DeepDyve is designed to search the 99 percent (they say, citing a study from UC Berkeley) of hits not picked up by other search engines, which return pages based largely on interpretations of popularity and work only if a page is findable. Content hidden behind paywalls or that is not linked to enough sites to gain page rank remains obscure, but often contains the source material required for serious research.
It's the classic "needle in a haystack" problem: you know it is there, you know you can get to it, but ... how? DeepDyve attempts to bridge this gap with techniques used in genomics to identify DNA strands like pattern and symbol matching.
The company's technology uses an algorithm called “KeyPhrases” which indexes passages up to 20 words in length -- not just single key words. Since the technology was conceptualized to identify long, complex strings of DNA, there was no need for semantics, just character recognition to sequence the human genome.
“It’s really doing pattern matching; it’s not at all language dependent,” CEO William Park told wired.com. “In fact it’s actually language agnostic.”
DeepDyve’s most interesting feature, what further distinguishes it from the likes of Google Scholar, is the ability to base a search on a large chunk of text or even a whole article up to 25,000 characters. Google only lets you search 32 words.
“If you were trying to look for the sequence for blue eyes, it could be massive in length,” said Park. “The query so to speak has to be very large.”
It will scan whole strings of text to find familiar segments, rank and order them, and finally locate the most relevant article in which it is found.
“It’s purely statistical -- just like genomics,” said Park.
A subscription-based service debuted at the DEMO conference a few months ago, but on Tuesday the company launched a free ad-supported version. And it's actively seeking out new publishers to open up their content to the public using its search.
“We’re going to publishers and we’re saying let us be your iTunes partner.

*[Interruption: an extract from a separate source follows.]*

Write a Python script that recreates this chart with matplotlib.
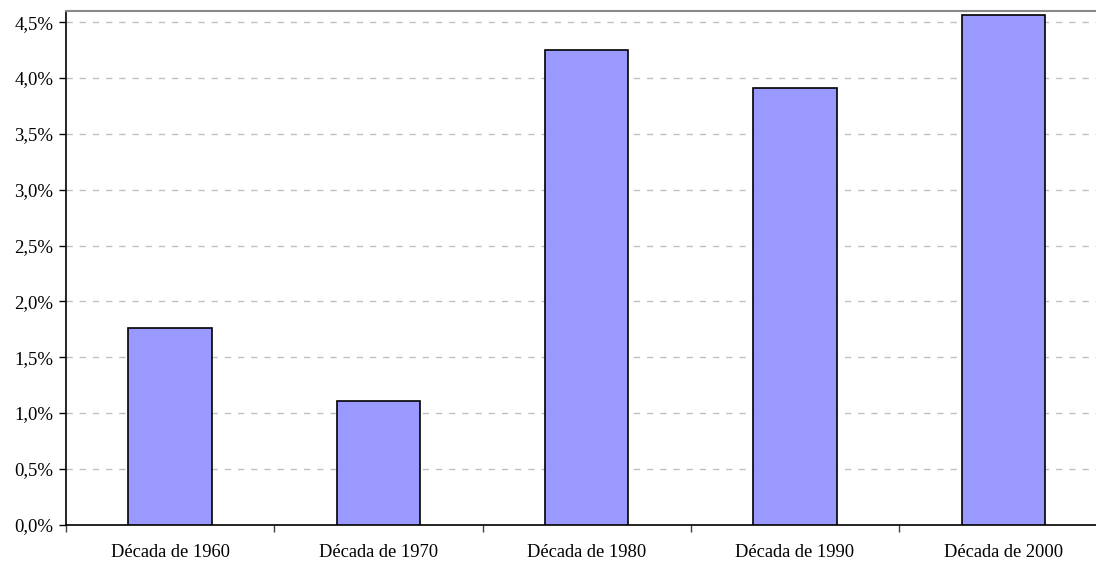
import numpy as np
import matplotlib.pyplot as plt
from matplotlib.ticker import FuncFormatter, FixedLocator

decadas = ['Década de 1960', 'Década de 1970', 'Década de 1980',
           'Década de 1990', 'Década de 2000']
taxa = [1.76, 1.11, 4.25, 3.91, 4.565]

plt.rcParams['font.family'] = ['Liberation Serif', 'DejaVu Serif']

fig = plt.figure(figsize=(10.96, 5.62), dpi=100)
# plot area runs a little past the right edge of the figure
ax = fig.add_axes([66 / 1096, 1 - 524.7 / 562, (1107.5 - 66) / 1096, (524.7 - 11) / 562])

x = np.arange(len(decadas))
ax.bar(x, taxa, width=0.4, color='#9999ff', edgecolor='black', linewidth=1.2, zorder=3)

ax.set_xlim(-0.5, len(decadas) - 0.5)
ax.set_ylim(0, 4.6)
ax.set_yticks(np.arange(0, 4.51, 0.5))
ax.yaxis.set_major_formatter(FuncFormatter(lambda v, p: f'{v:.1f}%'.replace('.', ',')))
ax.yaxis.grid(True, color='#c0c0c0', linestyle=(0, (4.5, 5)), linewidth=1, zorder=0)

# labels centred on bars, tick marks at the category boundaries
ax.xaxis.set_major_locator(FixedLocator(np.arange(-0.5, len(decadas), 1.0)))
ax.xaxis.set_major_formatter(FuncFormatter(lambda v, p: ''))
ax.xaxis.set_minor_locator(FixedLocator(x))
ax.set_xticklabels(decadas, minor=True)
ax.tick_params(axis='x', which='major', length=5, width=1, color='#404040')
ax.tick_params(axis='x', which='minor', length=0, pad=14, labelsize=13.3)
ax.tick_params(axis='y', length=5, width=1, labelsize=13.5, pad=4)

for side in ('left', 'bottom'):
    ax.spines[side].set_color('black')
    ax.spines[side].set_linewidth(1.2)
ax.spines['top'].set_color('#888888')
ax.spines['top'].set_linewidth(1.5)
ax.spines['right'].set_visible(False)

fig.savefig('out.png', dpi=100)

Let’s build a platform together where we can re-market your content in a very IP/copyright friendly way and we’re going to make your information much more findable,” Park said.
DeepDyve currently indexes about 500 million pages and partners with a number of publications for free access to their content. This quarter the company, which focuses solely on topics like health, life sciences and patents, plans on expanding its focus into physical sciences, including information technology, clean technology and energy.